In this early twenty-first century, the star in this is Artificial Intelligence (AI) and Machine Learning (ML). We can see phenomenal interests from academicians, people from the industry, and even enthusiasts in this field. According to my opinion, the key reasons for the interest are the general applicability of the field and open-access resources.
The Wide Applicability
The access to the high quantity of data and computing made it a potential solution for many areas where it is possible to collect data in a digital form. Nowadays, artificial intelligence and machine learning are applied to several fields including healthcare, education, automobile, art, entertainment, retail, finance, etc. This brought people from many fields to flock to machine learning and AI. In addition to that fresh perspectives and culmination of ideas, it gave birth to several sub-fields also.
The Open Research Culture
Regardless of all these the most positive thing in the field is the open research and development culture. Unlike many other fields where most of the publications are behind paywalls and are only accessible by people with money and academic institutions, machine learning research papers, almost all of them are freely available in preprint form from Arxiv.
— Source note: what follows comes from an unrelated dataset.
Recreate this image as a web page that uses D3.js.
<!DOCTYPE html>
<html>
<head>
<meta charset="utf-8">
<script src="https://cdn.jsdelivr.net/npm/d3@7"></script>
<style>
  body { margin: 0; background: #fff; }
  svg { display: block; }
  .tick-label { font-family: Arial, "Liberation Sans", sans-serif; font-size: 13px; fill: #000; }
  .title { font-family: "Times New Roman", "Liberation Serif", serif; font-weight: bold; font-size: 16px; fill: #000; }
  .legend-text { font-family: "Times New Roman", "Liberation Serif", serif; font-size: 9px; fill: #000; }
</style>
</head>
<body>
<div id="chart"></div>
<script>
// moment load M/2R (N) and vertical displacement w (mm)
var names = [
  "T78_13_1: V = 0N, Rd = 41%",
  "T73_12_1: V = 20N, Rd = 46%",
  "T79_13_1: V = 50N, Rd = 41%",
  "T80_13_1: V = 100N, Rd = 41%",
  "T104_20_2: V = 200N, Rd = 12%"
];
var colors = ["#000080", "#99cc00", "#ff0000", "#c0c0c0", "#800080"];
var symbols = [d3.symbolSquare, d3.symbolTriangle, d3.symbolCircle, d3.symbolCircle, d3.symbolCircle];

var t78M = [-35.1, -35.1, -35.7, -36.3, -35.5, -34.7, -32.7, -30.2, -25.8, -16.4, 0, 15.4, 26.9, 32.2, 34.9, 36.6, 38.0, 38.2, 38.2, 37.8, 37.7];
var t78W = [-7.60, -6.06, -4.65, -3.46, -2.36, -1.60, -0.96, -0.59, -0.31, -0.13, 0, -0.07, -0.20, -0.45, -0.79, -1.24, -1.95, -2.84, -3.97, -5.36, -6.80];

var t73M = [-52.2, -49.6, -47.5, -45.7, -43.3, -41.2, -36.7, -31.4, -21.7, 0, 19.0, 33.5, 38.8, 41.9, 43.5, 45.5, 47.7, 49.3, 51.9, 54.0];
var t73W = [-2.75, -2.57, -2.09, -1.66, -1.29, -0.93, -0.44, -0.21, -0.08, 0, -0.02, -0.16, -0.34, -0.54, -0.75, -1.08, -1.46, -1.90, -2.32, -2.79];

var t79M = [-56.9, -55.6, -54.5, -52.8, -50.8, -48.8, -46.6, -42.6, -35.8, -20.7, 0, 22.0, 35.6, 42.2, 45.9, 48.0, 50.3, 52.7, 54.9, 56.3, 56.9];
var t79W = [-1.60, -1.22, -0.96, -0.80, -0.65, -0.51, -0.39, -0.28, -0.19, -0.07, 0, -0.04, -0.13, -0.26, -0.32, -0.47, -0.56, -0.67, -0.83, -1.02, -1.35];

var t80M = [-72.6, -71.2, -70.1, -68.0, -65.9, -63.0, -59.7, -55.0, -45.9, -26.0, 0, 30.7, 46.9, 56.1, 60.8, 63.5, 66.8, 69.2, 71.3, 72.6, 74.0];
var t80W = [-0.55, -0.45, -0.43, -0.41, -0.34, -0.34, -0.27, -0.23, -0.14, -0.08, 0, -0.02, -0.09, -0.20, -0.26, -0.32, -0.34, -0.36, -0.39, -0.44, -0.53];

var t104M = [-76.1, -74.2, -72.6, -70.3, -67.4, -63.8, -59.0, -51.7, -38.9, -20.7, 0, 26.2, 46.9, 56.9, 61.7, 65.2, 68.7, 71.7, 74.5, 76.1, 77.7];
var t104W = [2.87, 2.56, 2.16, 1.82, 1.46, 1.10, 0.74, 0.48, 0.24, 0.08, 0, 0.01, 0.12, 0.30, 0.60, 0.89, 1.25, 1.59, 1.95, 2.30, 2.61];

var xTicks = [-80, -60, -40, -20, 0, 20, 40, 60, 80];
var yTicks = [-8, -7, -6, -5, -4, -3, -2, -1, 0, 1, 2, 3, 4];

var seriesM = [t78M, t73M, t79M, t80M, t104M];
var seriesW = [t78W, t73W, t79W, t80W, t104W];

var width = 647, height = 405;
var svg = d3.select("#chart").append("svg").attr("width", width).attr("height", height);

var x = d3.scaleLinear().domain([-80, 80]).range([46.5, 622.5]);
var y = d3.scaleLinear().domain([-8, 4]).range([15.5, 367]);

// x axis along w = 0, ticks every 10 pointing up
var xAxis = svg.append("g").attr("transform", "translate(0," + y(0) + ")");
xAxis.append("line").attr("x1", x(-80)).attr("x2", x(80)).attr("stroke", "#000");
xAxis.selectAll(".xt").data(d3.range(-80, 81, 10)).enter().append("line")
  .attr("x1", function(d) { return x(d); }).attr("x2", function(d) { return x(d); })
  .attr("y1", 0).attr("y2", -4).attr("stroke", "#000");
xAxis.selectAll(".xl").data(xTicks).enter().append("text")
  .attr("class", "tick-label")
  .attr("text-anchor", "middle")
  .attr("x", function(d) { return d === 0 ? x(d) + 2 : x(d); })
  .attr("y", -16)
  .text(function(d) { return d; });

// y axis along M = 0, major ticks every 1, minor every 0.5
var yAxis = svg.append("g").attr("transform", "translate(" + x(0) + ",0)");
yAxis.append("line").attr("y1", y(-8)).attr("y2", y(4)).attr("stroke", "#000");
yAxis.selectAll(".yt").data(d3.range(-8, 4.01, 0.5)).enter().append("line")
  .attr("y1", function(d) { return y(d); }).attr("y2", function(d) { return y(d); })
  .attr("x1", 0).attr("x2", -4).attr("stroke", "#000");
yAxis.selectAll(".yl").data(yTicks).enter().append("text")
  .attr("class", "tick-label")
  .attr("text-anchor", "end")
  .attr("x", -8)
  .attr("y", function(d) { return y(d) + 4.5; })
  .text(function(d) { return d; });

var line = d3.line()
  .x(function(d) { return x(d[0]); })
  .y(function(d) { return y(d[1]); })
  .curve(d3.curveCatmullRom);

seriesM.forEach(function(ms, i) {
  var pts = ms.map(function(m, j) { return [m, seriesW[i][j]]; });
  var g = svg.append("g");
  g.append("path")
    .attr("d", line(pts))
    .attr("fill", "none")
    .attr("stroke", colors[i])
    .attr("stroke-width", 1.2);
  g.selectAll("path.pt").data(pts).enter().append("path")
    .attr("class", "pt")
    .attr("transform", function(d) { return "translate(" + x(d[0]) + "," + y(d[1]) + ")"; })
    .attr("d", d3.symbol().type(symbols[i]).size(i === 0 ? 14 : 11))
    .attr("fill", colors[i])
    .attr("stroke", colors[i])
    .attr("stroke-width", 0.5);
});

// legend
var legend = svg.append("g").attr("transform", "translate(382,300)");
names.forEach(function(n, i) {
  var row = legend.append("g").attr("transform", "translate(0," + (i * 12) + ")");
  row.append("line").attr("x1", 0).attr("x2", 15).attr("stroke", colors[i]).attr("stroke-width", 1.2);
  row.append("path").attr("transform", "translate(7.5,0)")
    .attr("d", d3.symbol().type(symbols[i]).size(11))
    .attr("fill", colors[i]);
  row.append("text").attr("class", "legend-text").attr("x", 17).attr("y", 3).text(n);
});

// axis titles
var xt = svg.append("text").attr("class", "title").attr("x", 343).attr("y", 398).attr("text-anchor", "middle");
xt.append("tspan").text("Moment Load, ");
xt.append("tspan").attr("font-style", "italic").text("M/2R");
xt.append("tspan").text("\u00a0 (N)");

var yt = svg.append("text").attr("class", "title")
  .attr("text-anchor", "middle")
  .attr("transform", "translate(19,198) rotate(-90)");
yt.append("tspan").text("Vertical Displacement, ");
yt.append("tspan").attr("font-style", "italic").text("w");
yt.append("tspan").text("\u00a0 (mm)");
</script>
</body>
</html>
Reproducible research is expected as a mandatory standard in machine learning. I often had the experience of asking authors from other fields for code that supports their paper and they were often reluctant to share. But in machine learning, almost all papers share their code to reproduce the results. The platform GitHub provides an excellent opportunity to do distributed collaborative coding of large projects across a large group of developers. It has the provision to mark beginner-level bug issues reported publicly. You can be the contributor of a popular machine learning library from Google via GitHub. Nothing is stopping you from doing that except your interest.
Open Access to Resources
There are numerous lecture videos on machine learning and its subtopics made freely available by top-notch institutions. Podcasts do an amazing job of bringing the latest news to our convenient time and/or place, be it in the commute or kitchen. Organizations like Coursera are providing high-quality free education (not only in machine learning) through MOOCs intending to democratize higher education. Top tech companies are competing against each other to make free access to computing resources and software tools. If you take the top three programming languages in the area all of them (Python, R, and Julia) are open source and sets commercial software way back. Most of the industry standard and learning machine learning software libraries are open source and pushed forwarded by volunteers across the world.
Open Research Groups
Among all these factors, the machine learning and AI community take a revolutionary next step by forming volunteer groups across the world. The platforms like discord, slack, mattermost are used as a meetup place and organize the collaboration. Many such groups organize weekly or even daily virtual events to discuss research papers, new tools, software libraries, etc.
The following is a tiny list of such open research groups which I am aware of.
The collaborative work resulting from such groups has been published in top conferences in the field. I agree with the fact that solving research problems is hard and it takes months or years of efforts to crack a problem. But despite these facts, such open research initiatives are growing slowly but steadily. I am sure that this is going to make remarkable outcomes in the coming years and more such groups will emerge.